A self-licking ice cream cone. But a truly poisonous
one.
And the government police/judicial-authority is
drawn into being merely the instrument of vengeance for ‘the victim’ and precisely
not fulfilling its role as the
impartial, objective (and Constitutionally-boundaried) judge of demonstrable
facts in any matter against any accused.
This was precisely the theory behind Lenin’s concept
of ‘revolutionary justice’: that ‘justice’ was defined merely and completely by
the maxim that What is against the revolution is by definition a crime and thus
that The only purpose of the revolutionary courts is to “strike” such
counter-revolutionary agents (who, once accused, are presumed guilty and God
help anybody who says different).
RL concludes this section by quoting (p.200) an
author who notes how quickly under such a regime people began to ‘accuse’
business rivals and persons against whom they harbored grudges, in the sure and
certain knowledge that if they just made the ‘right’ claims, the legal system
would without further ado remove these targeted defendants from the scene.
That has an ominously familiar ring to it.
NOTES
*Lancaster, Roger. Sex Panic and the Punitive State. Berkeley: U/Cal Press (2011).
ISBN: 978-0-520-26206-5 (pb). 246pp plus Appendices, Notes, and Index.
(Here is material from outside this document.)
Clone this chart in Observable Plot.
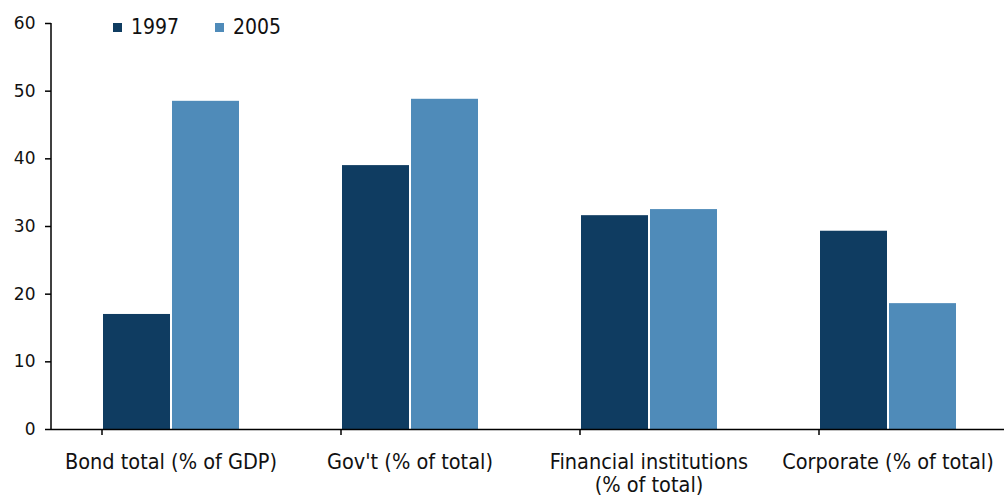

**Despite any boilerplate and pious declamations to
the country, the increase in any ‘rights’ for victims had to come from only one
source: those ‘rights’ had to be cut out of the ancient and Constitutionally-enshrined
rights of the accused. It is a zero-sum game. As any review of so-called
victim-friendly jurisprudential ‘reform’ quickly indicates. Up to and including
the most recent scam in this department: shrewdly and slyly calling Statutes of
Limitations and other long-enshrined protections for the accused “predator-friendly”, thus neatly re-framing
the Problem and distracting attention away from the increasingly apparent
Constitutional dangers of ‘victim-friendly reform’.